From Wikipedia, the free encyclopedia
Archive 1

VfD

On April 12, 2005, this article was nominated for deletion. The result was keep. See Wikipedia:Votes for deletion/The Mystery of the Blue Train for a record of the discussion. Mindspillage (spill yours?) 04:12, 25 Apr 2005 (UTC)


As the novel is the inspiration for the just released on TV film, perhaps the piece could be expanded slightly (eg reference to Josette Simon.

Jackiespeel 22:42, 3 January 2006 (UTC)

Christie Mistake?

The article contains the following paragraph, as a section titled Christie Mistake. It is completely unsupported by any references and appears to consist entirely of original research and speculation. I've copied the full text of the section below:

Agatha Christie made a literary mistake, whether she'd known it or not, in the eleventh chapter when, after discovering the murder, a Compagnie International des Wagon-Lits conductor is questioned, and we are told his name is Pierre Michel. Pierre Michel, however, is also the name of the conductor in Murder on the Orient Express, another train, at the time, owned and operated by the Compagnie Internationale des Wagons-Lits. Whether this is the same man or not is not revealed. Hercule Poirot, in Murder on the Orient Express, which was written six years after this book was written, does not express any change in temperament or reveal to us that he has met this man before when he meets Pierre Michel. We therefore assume Christie had forgotten she'd used the name previously, or that Hercule Poirot has forgotten this man, a completely uncharacteristic trait of the little, Belgian detective.

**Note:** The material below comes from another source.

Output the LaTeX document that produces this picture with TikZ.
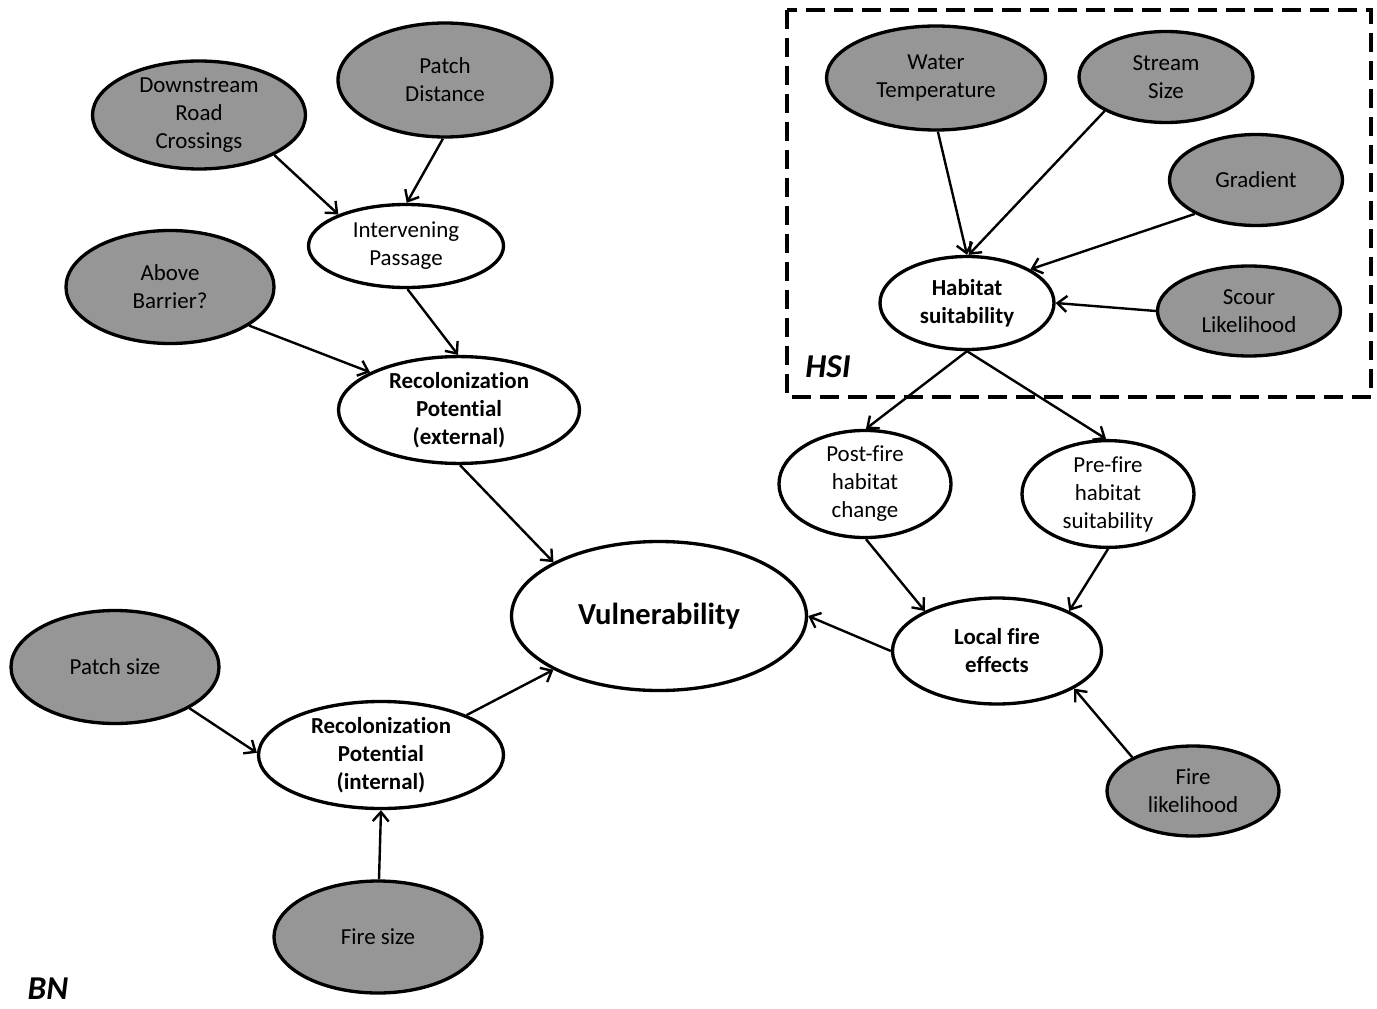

Its supposedly noteworthy revelation of a mistake is based on the unfounded assumption that Compagnie Internationale des Wagons-Lits could not have two different employees with the not uncommon name Pierre Michel working as conductors on different trains. In such a case, Poirot would not be expected to recognize a conductor he had not met before who simply happened to have the same unremarkable name as one he had met six years earlier.

Although the observation that Christie reused a minor character's name is interesting and possibly was a mistake of sorts, it is not particularly noteworthy. This section is not well written and, in my opinion, it adds nothing of value to the article.

I think this section should be removed completely. If there's been no objection posted here in a week or so, I'm going to remove it.--Jim10701 (talk) 23:49, 29 December 2009 (UTC)

Agreed.--Jtomlin1uk (talk) 15:55, 30 December 2009 (UTC)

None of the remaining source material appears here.